0

Imagine you want to check whether the left letter of each word in a range is "a", then join the words for which that condition is true. One way is with a helper column, returning "" if not true, the word if it begins with "a", and then a total row which CONCAT()s over the helper column.

Another way would be to use an array formula. {=CONCAT(IF(LEFT(range) = "a", range, ""))}. That's effectively using a helper column anyway.

But what I want is to use the conditional formatting approach: When applying conditional formatting, you reference the top left cell of your range. So for a range in A1:A10, I want a function like =CONCATIF(A1:A10, LEFT(A1) = "a"). SUMIF and COUNTIF get close to this functionality, only they use string inputs ">", "=..." which cannot reference the cell which they are testing (i.e., there is no equivalent to LEFT(A1) since there is no way of referring to the_cell_I'm currently_working_on in the string)
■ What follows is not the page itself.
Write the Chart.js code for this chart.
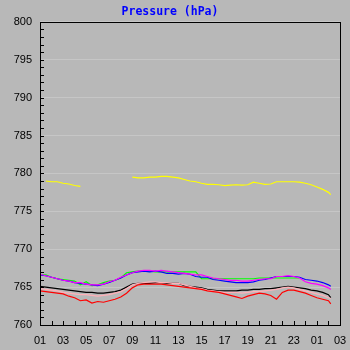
<!DOCTYPE html>
<html>
<head>
<meta charset="utf-8">
<script src="https://cdn.jsdelivr.net/npm/chart.js@4/dist/chart.umd.min.js"></script>
<style>
  html, body { margin: 0; padding: 0; background: #b8b8b8; }
  #wrap { width: 350px; height: 350px; }
</style>
</head>
<body>
<div id="wrap"><canvas id="pressChart" width="350" height="350"></canvas></div>
<script>
// day offsets from the first label (0 = "01")
const days = [0, 0.5, 1, 1.5, 2, 2.5, 3, 3.5, 4, 4.5, 5, 5.5, 6, 6.5, 7, 7.5, 8, 8.5, 9, 9.5,
  10, 10.5, 11, 11.5, 12, 12.5, 13, 13.5, 14, 14.5, 15, 15.5, 16, 16.5, 17, 17.5, 18, 18.5, 19, 19.5,
  20, 20.5, 21, 21.5, 22, 22.5, 23, 23.5, 24, 24.5, 25, 25.2];

const dayLabels = ['01', '03', '05', '07', '09', '11', '13', '15', '17', '19', '21', '23', '01', '03'];
const yTicks = [760, 765, 770, 775, 780, 785, 790, 795, 800];

const yellow = [null, 779.0, 778.9, 778.9, 778.7, 778.6, 778.4, 778.3, null, null,
  null, null, null, null, null, null, 779.5, 779.4, 779.4, 779.5,
  779.5, 779.6, 779.6, 779.5, 779.4, 779.2, 779.0, 778.9, 778.7, 778.55,
  778.55, 778.5, 778.4, 778.45, 778.5, 778.45, 778.5, 778.85, 778.7, 778.55,
  778.6, 778.9, 778.9, 778.9, 778.9, 778.85, 778.7, 778.5, 778.2, 777.9, 777.5, 777.2];

const green = [766.6, 766.6, 766.3, 766.1, 766.0, 765.9, 765.8, 765.3, 765.7, 765.2,
  765.3, 765.6, 765.8, 765.9, 766.2, 766.9, 767.0, 767.1, 767.1, 767.1,
  767.0, 767.0, 767.0, 767.0, 767.0, 767.0, 767.0, 767.0, 766.1, 766.1,
  766.1, 766.1, 766.1, 766.1, 766.1, 766.1, 766.1, 766.1, 766.2, 766.2,
  766.2, 766.2, 766.2, 766.2, 766.2, 766.2, null, null, null, null, null, null];

const blue = [766.6, 766.5, 766.3, 766.1, 765.9, 765.8, 765.6, 765.5, 765.4, 765.3,
  765.2, 765.4, 765.6, 765.9, 766.2, 766.6, 766.9, 767.0, 767.1, 767.0,
  767.1, 767.0, 766.8, 766.8, 766.7, 766.8, 766.7, 766.4, 766.3, 766.3,
  766.0, 765.9, 765.8, 765.7, 765.6, 765.6, 765.6, 765.7, 765.9, 766.0,
  766.2, 766.4, 766.4, 766.4, 766.4, 766.3, 766.0, 765.9, 765.8, 765.6, 765.3, 765.1];

const magenta = [766.7, 766.5, 766.3, 766.1, 765.9, 765.8, 765.6, 765.6, 765.4, 765.3,
  765.3, 765.4, 765.7, 765.9, 766.3, 766.6, 766.9, 767.1, 767.2, 767.2,
  767.1, 767.2, 767.1, 767.0, 766.9, 766.8, 766.7, 766.6, 766.6, 766.4,
  766.2, 766.1, 766.0, 765.9, 765.9, 765.8, 765.8, 765.9, 766.0, 766.1,
  766.1, 766.4, 766.4, 766.5, 766.4, 766.2, 765.7, 765.5, 765.4, 765.2, 764.9, 764.7];

const black = [765.1, 765.0, 764.9, 764.8, 764.7, 764.6, 764.5, 764.4, 764.3, 764.3,
  764.2, 764.2, 764.3, 764.4, 764.6, 765.0, 765.4, 765.5, 765.5, 765.5,
  765.6, 765.6, 765.5, 765.5, 765.5, 765.2, 765.1, 765.0, 764.9, 764.7,
  764.6, 764.5, 764.5, 764.5, 764.5, 764.6, 764.6, 764.7, 764.7, 764.8,
  764.8, 764.9, 765.0, 765.1, 765.0, 764.9, 764.8, 764.6, 764.5, 764.3, 764.0, 763.6];

const pink = [764.8, 764.7, 764.6, 764.5, 764.3, 764.2, 764.1, 764.0, 764.0, 763.9,
  763.8, 763.9, 764.0, 764.2, 764.4, 764.8, 765.3, 765.5, 765.6, 765.7,
  765.7, 765.6, 765.6, 765.5, 765.5, 765.3, 765.1, 764.9, 764.8, 764.6,
  764.5, 764.4, 764.3, 764.3, 764.3, 764.2, 764.3, 764.4, 764.4, 764.5,
  764.6, 764.7, 764.9, 765.0, 764.9, 764.7, 764.5, 764.3, 764.1, 763.9, 763.6, 763.5];

const red = [764.5, 764.4, 764.3, 764.2, 764.1, 763.8, 763.6, 763.2, 763.3, 762.9,
  763.1, 763.0, 763.2, 763.4, 763.7, 764.2, 764.9, 765.3, 765.4, 765.4,
  765.4, 765.4, 765.3, 765.2, 765.1, 765.0, 764.9, 764.8, 764.7, 764.5,
  764.4, 764.3, 764.1, 763.9, 763.7, 763.5, 763.8, 764.0, 764.2, 764.1,
  763.9, 763.4, 764.3, 764.6, 764.6, 764.4, 764.2, 763.9, 763.6, 763.4, 763.2, 762.8];

function pts(vals) {
  return days.map((d, i) => ({ x: d, y: vals[i] }));
}

function series(vals, color) {
  return {
    data: pts(vals),
    borderColor: color,
    borderWidth: 1.2,
    pointRadius: 0,
    tension: 0,
    spanGaps: false,
    fill: false
  };
}

// black frame plus the small inside ticks
const frame = {
  id: 'frame',
  afterDraw(chart) {
    const { ctx, chartArea: a, scales: { x, y } } = chart;
    ctx.save();
    ctx.strokeStyle = '#000';
    ctx.lineWidth = 1;
    ctx.strokeRect(Math.round(a.left) + 0.5, Math.round(a.top) + 0.5,
      Math.round(a.right - a.left), Math.round(a.bottom - a.top));
    ctx.beginPath();
    for (let v = y.min; v <= y.max; v++) {
      const py = Math.round(y.getPixelForValue(v)) + 0.5;
      ctx.moveTo(a.left, py);
      ctx.lineTo(a.left + 4, py);
    }
    for (let d = x.min; d <= x.max; d++) {
      const px = Math.round(x.getPixelForValue(d)) + 0.5;
      ctx.moveTo(px, a.bottom);
      ctx.lineTo(px, a.bottom - 4);
    }
    ctx.stroke();
    ctx.restore();
  }
};

new Chart(document.getElementById('pressChart'), {
  type: 'line',
  data: {
    datasets: [
      series(magenta, '#ff00ff'),
      series(blue, '#0000ff'),
      series(green, '#00ff00'),
      series(red, '#ff0000'),
      series(pink, '#ffb0b8'),
      series(black, '#000000'),
      series(yellow, '#ffff00')
    ]
  },
  options: {
    responsive: false,
    animation: false,
    layout: { padding: { left: 0, right: 10, top: 0, bottom: 0 } },
    plugins: {
      legend: { display: false },
      tooltip: { enabled: false },
      title: {
        display: true,
        text: 'Pressure (hPa)',
        color: '#0000ff',
        font: { family: 'DejaVu Sans Mono', size: 11.5, weight: 'bold' },
        padding: { top: 5, bottom: 3 }
      }
    },
    scales: {
      x: {
        type: 'linear',
        min: 0,
        max: 26,
        border: { display: false },
        grid: { display: false, drawTicks: false },
        afterFit(scale) {
          scale.height = 25;
          scale.paddingLeft = 0;
          scale.paddingRight = 0;
        },
        ticks: {
          stepSize: 2,
          padding: 9,
          color: '#000',
          font: { family: 'Liberation Sans', size: 11 },
          maxRotation: 0,
          autoSkip: false,
          callback: (v) => dayLabels[v / 2]
        }
      },
      y: {
        min: 760,
        max: 800,
        border: { display: false },
        grid: { color: '#c6c6c6', drawTicks: false },
        afterFit(scale) {
          scale.width = 40;
          scale.paddingTop = 0;
          scale.paddingBottom = 0;
        },
        afterBuildTicks(scale) { scale.ticks = yTicks.map(v => ({ value: v })); },
        ticks: {
          padding: 8,
          color: '#000',
          font: { family: 'Liberation Sans', size: 11 }
        }
      }
    }
  },
  plugins: [frame]
});
</script>
</body>
</html>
But the problem is, if I make a UDF which tries to accept a test like LEFT("A1") = "a", it just evaluates for that one cell, not over the whole range like Conditional formatting does.

Why not just use an array formula?

Well mainly I'm intrigued to see whether a vba function can act as an array formula in the way COUNTIF does - by evaluating some condition specified as a parameter. Only with the functionality of conditional formatting in accepting relative formulae, not string, inputs.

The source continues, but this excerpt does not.